I chewed on that for the rest of the bus ride—ten minutes on a good day, twenty in traffic.

That morning fell somewhere in between. At least thinking about Calisto provided a distraction from the humdrum thoughts of my fellow passengers.

“I must remember to get milk on the way home.” Blonde woman. Big gold hoop earrings.

“I’m going to be late for work. Can’t he drive faster?” Scowling man with big, bushy eyebrows.

“I should probably wait before I text him back. I don’t want to come across as desperate.

But I don’t want it to be so long he thinks I’m not interested.

Why are new relationships so complicated?

Why can’t I just meet someone and it be easy?

Maybe I should become a nun? No. Black and white doesn’t suit me.

I look like a penguin.” Middle-aged woman in a red jumper, clutching her handbag like she thought someone might steal it.

“I swear to God that if Derek tries to talk to me at work today, I’ll punch him in the face after the stunt he pulled.
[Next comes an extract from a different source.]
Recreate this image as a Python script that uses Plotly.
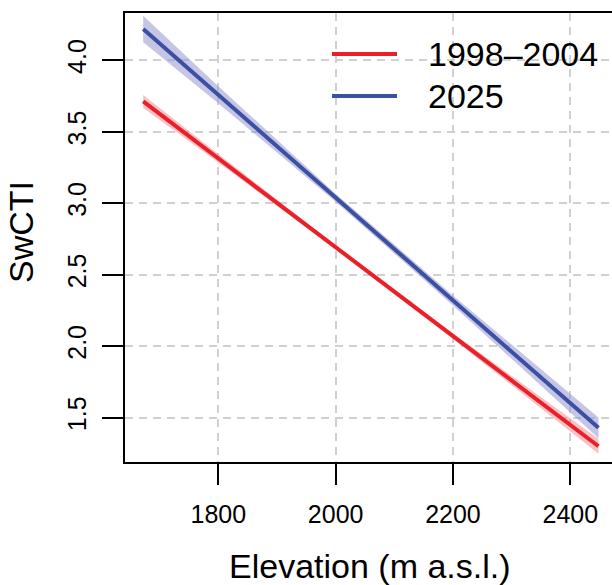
import plotly.graph_objects as go

# ---- data ----
elevation = [1672, 1800, 2000, 2200, 2448]

fit_1998 = [3.712, 3.314, 2.692, 2.070, 1.299]
hw_1998 = [0.046, 0.030, 0.014, 0.020, 0.052]

fit_2025 = [4.219, 3.759, 3.039, 2.320, 1.428]
hw_2025 = [0.093, 0.060, 0.028, 0.035, 0.072]

series_names = ["1998\u20132004", "2025"]
x_ticks = [1800, 2000, 2200, 2400]
y_ticks = [1.5, 2.0, 2.5, 3.0, 3.5, 4.0]

RED = "#EA1F28"
BLUE = "#3A50A2"
RED_BAND = "rgba(240,120,125,0.45)"
BLUE_BAND = "rgba(150,150,210,0.55)"
FONT = "Liberation Sans, Arial, sans-serif"

fig = go.Figure()

def add_series(fit, hw, line_col, band_col):
    upper = [f + h for f, h in zip(fit, hw)]
    lower = [f - h for f, h in zip(fit, hw)]
    fig.add_trace(go.Scatter(
        x=elevation + elevation[::-1], y=upper + lower[::-1],
        fill="toself", fillcolor=band_col, line=dict(width=0),
        mode="lines", hoverinfo="skip", showlegend=False))
    fig.add_trace(go.Scatter(
        x=elevation, y=fit, mode="lines",
        line=dict(color=line_col, width=4), showlegend=False))

add_series(fit_1998, hw_1998, RED, RED_BAND)
add_series(fit_2025, hw_2025, BLUE, BLUE_BAND)

W, H = 612, 585
L, R, T, B = 125, 0, 13, 123
plot_w = W - L - R
plot_h = H - T - B

def px_x(px):
    return (px - L) / plot_w

def px_y(py):
    return (H - B - py) / plot_h

# manual legend (R style)
legend_y = [54, 96]
for name, col, ly in zip(series_names, [RED, BLUE], legend_y):
    fig.add_shape(type="line", xref="paper", yref="paper",
                  x0=px_x(332), x1=px_x(397), y0=px_y(ly), y1=px_y(ly),
                  line=dict(color=col, width=4))
    fig.add_annotation(xref="paper", yref="paper", x=px_x(426), y=px_y(ly),
                       text=name, showarrow=False, xanchor="left", yanchor="middle",
                       font=dict(size=34, color="black", family=FONT))

# axis titles
fig.add_annotation(xref="paper", yref="paper", x=px_x(370), y=px_y(566),
                   text="Elevation (m a.s.l.)", showarrow=False,
                   xanchor="center", yanchor="middle",
                   font=dict(size=34, color="black", family=FONT))
fig.add_annotation(xref="paper", yref="paper", x=px_x(21), y=px_y(232),
                   text="SwCTI", showarrow=False, textangle=-90,
                   xanchor="center", yanchor="middle",
                   font=dict(size=34, color="black", family=FONT))

grid = dict(showgrid=True, gridcolor="#D0D0D0", gridwidth=2, griddash="8px,6px")

fig.update_xaxes(range=[1641.0, 1641.0 + plot_w / 0.5867], tickvals=x_ticks,
                 ticktext=[str(v) for v in x_ticks],
                 ticks="outside", ticklen=21, tickwidth=2, tickcolor="black",
                 showline=True, linecolor="black", linewidth=2, mirror=True,
                 zeroline=False, tickfont=dict(size=25, color="black", family=FONT),
                 ticklabelstandoff=8, automargin=False, **grid)
fig.update_yaxes(range=[1.189, 4.331], tickvals=y_ticks,
                 ticktext=[f"{v:.1f}" for v in y_ticks],
                 ticks="outside", ticklen=21, tickwidth=2, tickcolor="black",
                 showline=True, linecolor="black", linewidth=2, mirror=False,
                 zeroline=False, tickangle=-90,
                 tickfont=dict(size=25, color="black", family=FONT),
                 ticklabelstandoff=6, automargin=False, **grid)

fig.update_layout(width=W, height=H, margin=dict(l=L, r=R, t=T, b=B, pad=0),
                  plot_bgcolor="white", paper_bgcolor="white", showlegend=False,
                  font=dict(family=FONT, color="black"))

fig.write_html("out.html", config={"displayModeBar": False},
               post_script="document.body.style.margin='0';document.body.style.overflow='hidden';")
He better keep a wide berth if he knows what’s good for him.” Man with spiky red hair standing at the front of the bus.

“This song’s great. I should buy the album.” Teenage girl sitting so low in her seat she looked in danger of sliding off.

I still hadn’t figured out what to say to Calisto by the time I got off the bus, no excuse sounding convincing enough to avoid his proposed get together. I could go, but then there’d be questions like how are you? And is there anything you need to talk about?

The five-minute walk to the Paranormal Problems Bureau passed without incident until I reached into my pocket and realized my ID was missing.

I scrolled through my contacts, bypassing Asher and Cade before settling on the better—not perfect, but better—option.

While the phone rang, I did a mental reset, shaking off the lingering effects of the nightmare.

Was it a nightmare if it had actually happened?

I didn’t have an answer by the time the call connected.

“Kendrick,” I said brightly. “How are you this fine morning?”

A pause. “Let me guess… you’ve forgotten your ID again.”

I winced. “Possibly.”

“Yes or no, Baxter?”

“Yes.”

“I should leave you standing out there.”

I watched a tall redhead wobble past in impossibly high heels while the silence stretched. Eventually, Kendrick sighed. “Why do you always call me? I get not calling Cade. But why not Asher? He’s your friend.”

“Asher’s busy.”

“And I’m not?”

“You answered your phone, didn’t you?”

“I nearly didn’t.”

“Nice. I love you too.” I made an exaggerated kissing noise, loud enough that a builder across the road looked over. “Not you,” I called, pointing at the phone. “My boss.”

Kendrick wasn’t technically my boss, but as the longest serving and most intense member of the psychic department, the rest of us treated him with a certain reverence. Apart from when I used him as a glorified doorman.

I spent the time while I waited for him getting into the right state of mind for work. One happy, carefree Baxter coming up. Glad to be alive and full of the joys of spring.